EXTRACTED MATERIAL:
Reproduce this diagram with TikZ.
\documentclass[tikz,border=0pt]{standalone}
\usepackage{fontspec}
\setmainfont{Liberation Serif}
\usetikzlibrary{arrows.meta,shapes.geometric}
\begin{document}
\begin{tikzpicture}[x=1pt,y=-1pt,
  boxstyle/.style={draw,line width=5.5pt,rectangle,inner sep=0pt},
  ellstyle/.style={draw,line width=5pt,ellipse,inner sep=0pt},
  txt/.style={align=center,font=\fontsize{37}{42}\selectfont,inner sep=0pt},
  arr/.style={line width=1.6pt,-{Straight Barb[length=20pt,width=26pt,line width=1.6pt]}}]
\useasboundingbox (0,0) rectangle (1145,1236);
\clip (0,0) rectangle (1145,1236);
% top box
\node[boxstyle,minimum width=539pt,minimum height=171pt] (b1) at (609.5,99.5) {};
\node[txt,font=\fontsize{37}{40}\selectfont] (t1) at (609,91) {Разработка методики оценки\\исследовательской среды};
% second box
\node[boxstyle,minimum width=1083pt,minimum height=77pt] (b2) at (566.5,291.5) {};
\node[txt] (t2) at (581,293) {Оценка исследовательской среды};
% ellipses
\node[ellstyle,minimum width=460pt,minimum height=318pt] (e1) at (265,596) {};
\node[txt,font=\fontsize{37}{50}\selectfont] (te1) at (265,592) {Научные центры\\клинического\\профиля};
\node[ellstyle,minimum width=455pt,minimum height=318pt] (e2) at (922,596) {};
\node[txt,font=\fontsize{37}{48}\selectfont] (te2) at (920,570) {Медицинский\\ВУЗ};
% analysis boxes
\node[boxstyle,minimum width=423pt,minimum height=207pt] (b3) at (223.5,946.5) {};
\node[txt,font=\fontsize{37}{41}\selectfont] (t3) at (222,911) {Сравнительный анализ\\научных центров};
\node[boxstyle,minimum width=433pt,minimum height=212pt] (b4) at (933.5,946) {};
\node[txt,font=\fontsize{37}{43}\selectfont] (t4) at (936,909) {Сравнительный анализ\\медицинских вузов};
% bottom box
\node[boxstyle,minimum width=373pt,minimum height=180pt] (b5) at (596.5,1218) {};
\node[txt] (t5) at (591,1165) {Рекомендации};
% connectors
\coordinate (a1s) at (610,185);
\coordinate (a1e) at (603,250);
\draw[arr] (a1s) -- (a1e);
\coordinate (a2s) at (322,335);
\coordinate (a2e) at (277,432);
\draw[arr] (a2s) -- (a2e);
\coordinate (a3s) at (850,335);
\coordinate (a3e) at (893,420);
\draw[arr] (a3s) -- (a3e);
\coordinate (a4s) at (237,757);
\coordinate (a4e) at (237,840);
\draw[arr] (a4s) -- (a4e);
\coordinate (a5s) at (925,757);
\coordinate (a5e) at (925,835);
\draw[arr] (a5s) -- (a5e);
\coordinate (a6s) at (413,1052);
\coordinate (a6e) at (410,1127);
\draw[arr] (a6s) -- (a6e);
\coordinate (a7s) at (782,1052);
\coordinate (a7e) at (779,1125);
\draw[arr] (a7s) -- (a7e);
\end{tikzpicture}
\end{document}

==

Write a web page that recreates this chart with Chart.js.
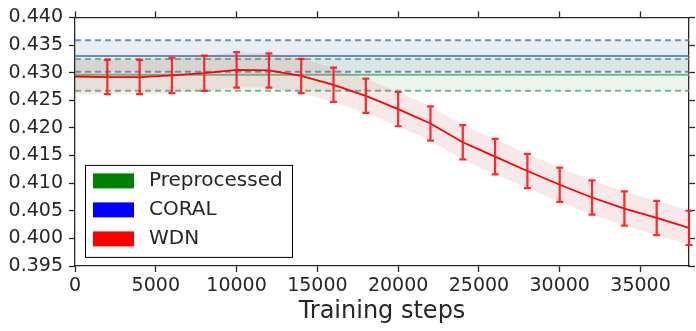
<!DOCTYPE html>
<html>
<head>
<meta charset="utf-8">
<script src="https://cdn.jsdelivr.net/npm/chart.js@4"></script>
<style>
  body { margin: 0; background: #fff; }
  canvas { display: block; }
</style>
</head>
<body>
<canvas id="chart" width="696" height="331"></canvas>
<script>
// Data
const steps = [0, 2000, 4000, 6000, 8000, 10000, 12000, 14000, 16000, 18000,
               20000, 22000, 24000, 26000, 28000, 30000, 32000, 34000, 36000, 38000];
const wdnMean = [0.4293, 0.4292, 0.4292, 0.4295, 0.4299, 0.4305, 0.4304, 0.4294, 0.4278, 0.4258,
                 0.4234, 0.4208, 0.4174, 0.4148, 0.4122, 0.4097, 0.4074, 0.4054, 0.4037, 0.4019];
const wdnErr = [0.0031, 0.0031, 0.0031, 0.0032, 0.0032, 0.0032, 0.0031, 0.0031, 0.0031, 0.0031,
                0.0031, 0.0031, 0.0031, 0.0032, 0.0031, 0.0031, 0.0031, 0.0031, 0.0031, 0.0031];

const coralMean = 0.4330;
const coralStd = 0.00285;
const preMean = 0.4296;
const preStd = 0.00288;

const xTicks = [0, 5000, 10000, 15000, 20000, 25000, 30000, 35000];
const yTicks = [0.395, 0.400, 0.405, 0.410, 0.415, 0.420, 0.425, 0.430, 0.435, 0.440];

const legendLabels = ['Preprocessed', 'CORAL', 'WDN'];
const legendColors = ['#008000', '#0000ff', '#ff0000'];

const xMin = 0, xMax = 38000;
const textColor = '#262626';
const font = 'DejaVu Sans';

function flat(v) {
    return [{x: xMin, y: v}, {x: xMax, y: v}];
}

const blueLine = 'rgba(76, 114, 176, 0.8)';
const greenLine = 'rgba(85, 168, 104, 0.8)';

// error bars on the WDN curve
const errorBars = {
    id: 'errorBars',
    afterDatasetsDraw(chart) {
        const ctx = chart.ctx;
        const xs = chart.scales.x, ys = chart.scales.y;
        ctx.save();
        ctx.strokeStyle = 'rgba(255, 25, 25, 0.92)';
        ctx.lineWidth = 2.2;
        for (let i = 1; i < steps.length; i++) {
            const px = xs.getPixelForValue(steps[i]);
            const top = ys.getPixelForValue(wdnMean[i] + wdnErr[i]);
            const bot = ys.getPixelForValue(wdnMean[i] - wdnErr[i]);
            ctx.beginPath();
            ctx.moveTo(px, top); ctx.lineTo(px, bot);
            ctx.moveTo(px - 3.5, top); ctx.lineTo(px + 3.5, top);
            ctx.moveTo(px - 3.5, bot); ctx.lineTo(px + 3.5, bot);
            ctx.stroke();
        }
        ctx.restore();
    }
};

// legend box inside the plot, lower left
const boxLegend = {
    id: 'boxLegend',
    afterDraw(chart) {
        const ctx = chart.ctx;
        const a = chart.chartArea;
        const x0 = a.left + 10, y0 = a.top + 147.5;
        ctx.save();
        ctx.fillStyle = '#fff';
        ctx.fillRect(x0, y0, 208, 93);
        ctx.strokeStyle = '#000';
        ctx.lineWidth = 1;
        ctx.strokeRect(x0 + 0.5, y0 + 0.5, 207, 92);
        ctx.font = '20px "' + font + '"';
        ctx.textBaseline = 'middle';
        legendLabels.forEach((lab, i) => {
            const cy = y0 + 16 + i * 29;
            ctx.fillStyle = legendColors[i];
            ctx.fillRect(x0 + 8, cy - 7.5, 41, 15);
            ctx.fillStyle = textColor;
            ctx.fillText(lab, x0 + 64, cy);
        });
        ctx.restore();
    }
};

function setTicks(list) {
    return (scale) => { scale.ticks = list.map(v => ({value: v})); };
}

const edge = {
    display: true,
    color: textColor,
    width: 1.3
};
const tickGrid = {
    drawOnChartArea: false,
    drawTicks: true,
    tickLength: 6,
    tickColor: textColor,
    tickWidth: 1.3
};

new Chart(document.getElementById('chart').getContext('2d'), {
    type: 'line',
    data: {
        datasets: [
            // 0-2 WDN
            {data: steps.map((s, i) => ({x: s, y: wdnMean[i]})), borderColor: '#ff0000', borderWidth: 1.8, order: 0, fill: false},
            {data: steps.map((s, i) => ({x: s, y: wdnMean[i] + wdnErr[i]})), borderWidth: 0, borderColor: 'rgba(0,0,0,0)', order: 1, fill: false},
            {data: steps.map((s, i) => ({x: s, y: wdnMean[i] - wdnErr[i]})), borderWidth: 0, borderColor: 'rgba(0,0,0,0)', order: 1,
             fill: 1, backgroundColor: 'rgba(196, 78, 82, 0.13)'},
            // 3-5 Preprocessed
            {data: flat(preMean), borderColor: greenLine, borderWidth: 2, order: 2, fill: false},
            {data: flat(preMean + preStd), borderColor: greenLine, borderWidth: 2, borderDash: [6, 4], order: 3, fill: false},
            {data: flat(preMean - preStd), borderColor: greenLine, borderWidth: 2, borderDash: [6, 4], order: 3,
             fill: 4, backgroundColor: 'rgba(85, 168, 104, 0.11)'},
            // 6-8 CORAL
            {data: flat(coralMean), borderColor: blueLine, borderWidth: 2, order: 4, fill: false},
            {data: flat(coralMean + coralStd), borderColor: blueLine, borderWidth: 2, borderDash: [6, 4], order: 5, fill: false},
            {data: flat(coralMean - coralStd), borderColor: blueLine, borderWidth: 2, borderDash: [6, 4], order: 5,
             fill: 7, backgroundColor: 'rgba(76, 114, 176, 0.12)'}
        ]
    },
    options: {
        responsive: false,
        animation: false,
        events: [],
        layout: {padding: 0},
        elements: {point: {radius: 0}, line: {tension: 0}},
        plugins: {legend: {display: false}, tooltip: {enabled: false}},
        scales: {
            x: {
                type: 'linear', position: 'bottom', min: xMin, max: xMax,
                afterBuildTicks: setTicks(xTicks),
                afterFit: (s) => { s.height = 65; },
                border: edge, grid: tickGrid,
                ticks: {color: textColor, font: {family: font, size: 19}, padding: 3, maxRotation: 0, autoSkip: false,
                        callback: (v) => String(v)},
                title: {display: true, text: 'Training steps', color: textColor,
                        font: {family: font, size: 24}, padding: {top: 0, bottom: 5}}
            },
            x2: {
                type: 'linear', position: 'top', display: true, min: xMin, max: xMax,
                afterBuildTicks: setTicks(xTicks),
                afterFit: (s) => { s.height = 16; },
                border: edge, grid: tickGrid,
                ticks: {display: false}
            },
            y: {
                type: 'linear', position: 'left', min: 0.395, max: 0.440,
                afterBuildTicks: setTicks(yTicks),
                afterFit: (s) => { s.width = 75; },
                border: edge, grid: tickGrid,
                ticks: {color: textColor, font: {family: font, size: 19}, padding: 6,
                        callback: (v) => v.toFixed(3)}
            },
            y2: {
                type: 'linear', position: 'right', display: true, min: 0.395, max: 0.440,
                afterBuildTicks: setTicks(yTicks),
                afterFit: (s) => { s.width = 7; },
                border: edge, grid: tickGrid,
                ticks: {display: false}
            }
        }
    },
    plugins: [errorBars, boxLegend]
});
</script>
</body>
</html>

WORK TO DO: Count the lines that hold the string "this" and state that number alone.

TASK ANSWER: 2